An Open Letter to Motorola
July 15th, 2010 | Topics: General GeekDear Motorola,
Your new phone — the Droid X — is a pretty sweet device. It’s fast and light. The camera, screen and body are all what we have come to expect from Moto. Your hardware engineering continues to impress.
The software, however, isn’t as thrilling. The Droid X is running some new variant of Blur, your super-crappy social media integration skin you keep tossing on low-end Android phones. I don’t have a problem with skinning cheap phones — mainly because I don’t plan on buying any of them. Ever. But why skin Android? HTC Sense is wildly popular, but all that extra cruft adds time to updates and takes away processor cycles from useful smartphone tasks.
Matt Buchanan nailed it in his review of the Droid X:
The software—a discordant melange of the not-so-fresh Android 2.1 and various bits of the Blur “social networking” interface from Motorola’s lower-end Android phones—is the shudder-inducing poster child for the horrors that can occur when most hardware companies try to make software. It’s ugly, scattershot, and confusing. It feels almost malicious.
The creeping feeling that Android is the new Windows becomes an overwhelming sensation the first time you boot up Droid X. Seven sprawling desktop screens, littered with widgets, oodles of little programs—the vast majority of which you probably don’t want or need.
Moto, make your UI devs print those two paragraphs out and tape them to their computer monitors, the rearview mirrors in their cars and on the light switchs in their kitchens at home. The whole “robots eating flesh” theme you have running on the Droid X is just plan bad. It’s a step in the wrong direction. A different wrong direction than old-school Blur took, sadly. Make the whole damn thing optional.
But I’m not talking about Blur today. I’m talking about the fact you locked down of the Droid X’s bootloader to keep customers from loading custom ROMs.
To make a bad situation worse, designing the phone to brick itself if the ROM, bootloader or kernel have been tampered with is downright despicable.
You’ve taken a page from Apple’s book here, but taken it to the extreme. You have out-Apple’d Apple.
I don’t think you understand what you have to lose here. Exhibit A is your very own Lori Fraleigh:
We understand there is a community of developers interested in going beyond Android application development and experimenting with Android system development and re-flashing phones. For these developers, we highly recommend obtaining either a Google ADP1 developer phone or a Nexus One, both of which are intended for these purposes. At this time, Motorola Android-based handsets are intended for use by consumers and Android application developers, and we have currently chosen not to go into the business of providing fully unlocked developer phones.
I’m not a developer, Lori. I’m just a guy who likes to take a peak under the hood sometimes.
However, there’s more:
Securing the software on our handsets, thereby preventing a non-Motorola ROM image from being loaded, has been our common practice for many years.
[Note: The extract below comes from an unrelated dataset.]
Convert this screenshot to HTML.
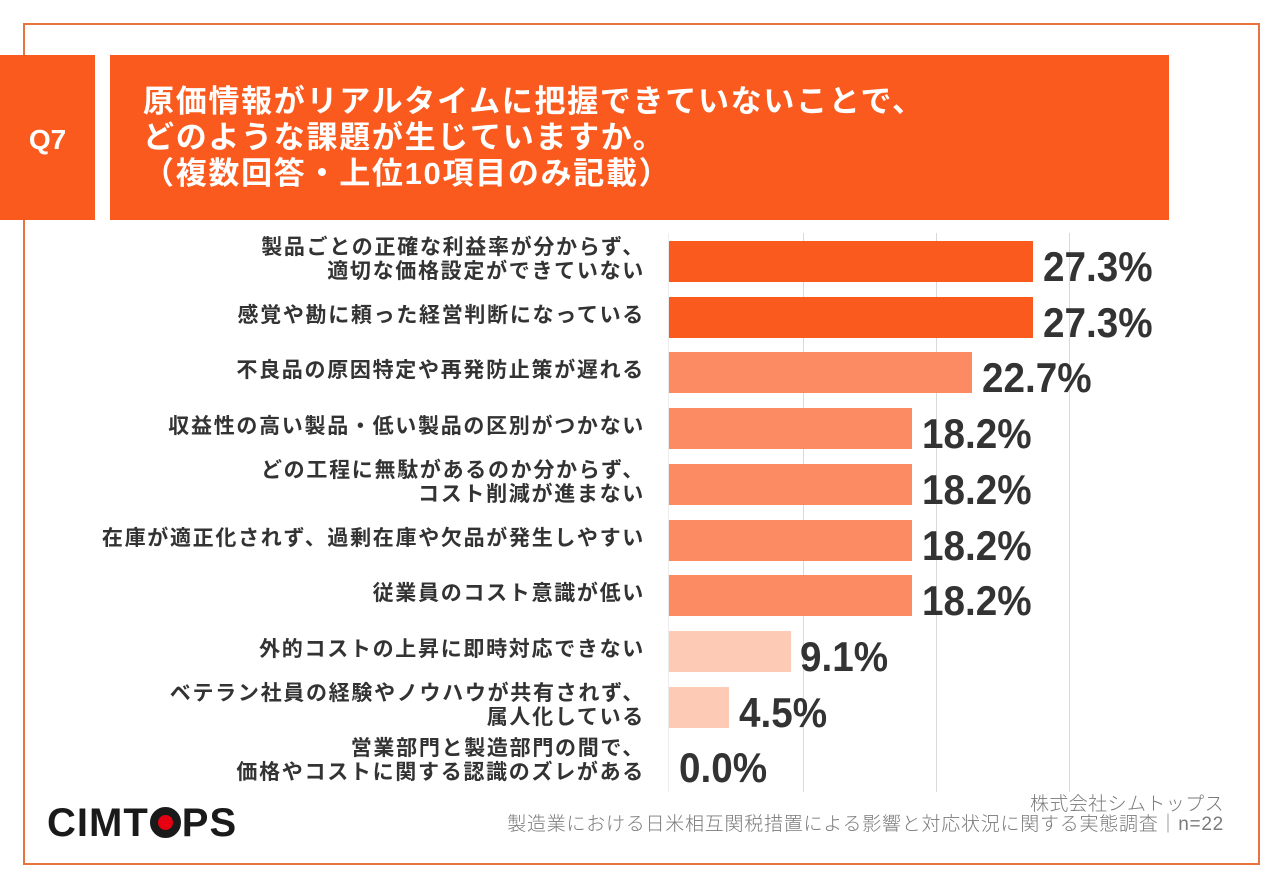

This practice is driven by a number of different business factors. When we do deviate from our normal practice, such as we did with the DROID, there is a specific business reason for doing so. We understand this can result in some confusion, and apologize for any frustration.
So let me get this straight — your plan was to hook all of nerds with the Droid, then go back to the RAZR-era rules? The number of Android owners that swap ROMs is fairly low. Just like our iPhone-jailbreaking cousins, we’re just nerds who like playing with our toys. What’s wrong with that?
We’re the minority, Motorola. A noisy one, granted, but still a minority.
The original Droid is a great phone. Even though I write a blog focused on Apple, have almost half a dozen Apple certifications hanging on my wall and have a dogcow tattoo, I carry a Droid. Why? The hardware is great, but the ability to tinker with it is even better. Right now, I’m running a rooted version of 2.2, and my phone is fast, stable and gets better battery life than under stock 2.1. The nerd factor — coupled with Verizion’s great service — was enough for me to trade in my iPhone after carrying one for three years.
In short, Moto, before this, you were the hacker community’s hero. Your street cred with the nerds had never been higher. Why did you go screw that up so badly with this new phone? I understand that you can do whatever you want with your devices, but just know that there are a lot of Android lovers out there that aren’t to happy with you.
Be our hero again, Motorola. Free the Droid X.